The exercise involved base fire department and security forces personnel, along with a cadre of representatives from MedStar, the base's safety office, bioenvironmental, emergency management and civil engineers, as well as twelve volunteers from the local Civil Air Patrol unit dressed as casualties.  Those victims, moulaged with mock injuries, added the realistic edge to the exercise at Selfridge, ensuring first responders can triage patients while assessing damage to facilities and ensuring missions can continue at the base.

For the exercise, high winds were reported several times to base facilities through the base weather shop and the secondary phone warning system, which ensured plausible progression for the scenario.  Eventually, the weather status reported increased to a tornado warning which prompted base personnel to take sheltering measures.

After the severe weather warning passed, facilities were checked and personnel accountability was the initial priority, causing base officials to roll into setting up unit control centers and establishing the emergency operations center.  When casualties and destruction were found at the base gym, the Fire Department responded accordingly. "In a base this size, with this many tenants, we must practice our accountability procedures in order to perform seamlessly in the event of an actual disaster," said Exercise Evaluation Team director, Maj.
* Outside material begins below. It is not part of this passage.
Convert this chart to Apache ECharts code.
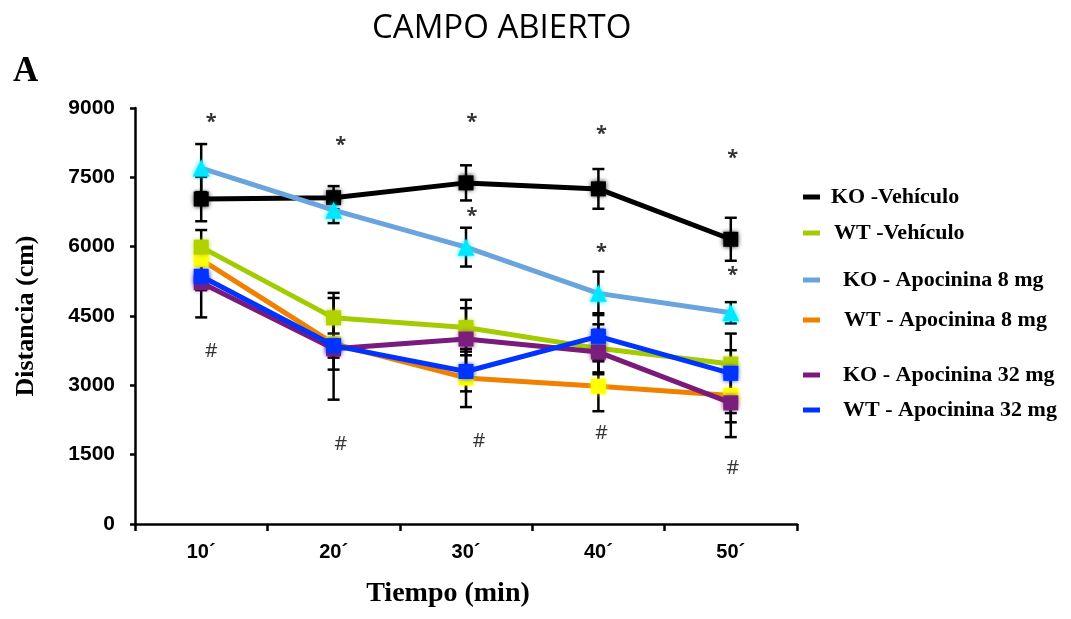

Brian Davis.

While the 127th Wing is host unit at the 3,000 acre base, there are more than 40 tenant units from various DoD and DHS agencies - many of which are Guard or Reserve units -  which can complicate reporting procedures, through various chains of command as well as to the base first responders.

"We're working toward streamlining our base disaster response and recovery procedures, ensuring we understand everyone's capabilities and mission priorities," Davis explained.  "By thinking about the worst-case scenarios, we're able to practice like we would actually respond and better prepare for the future."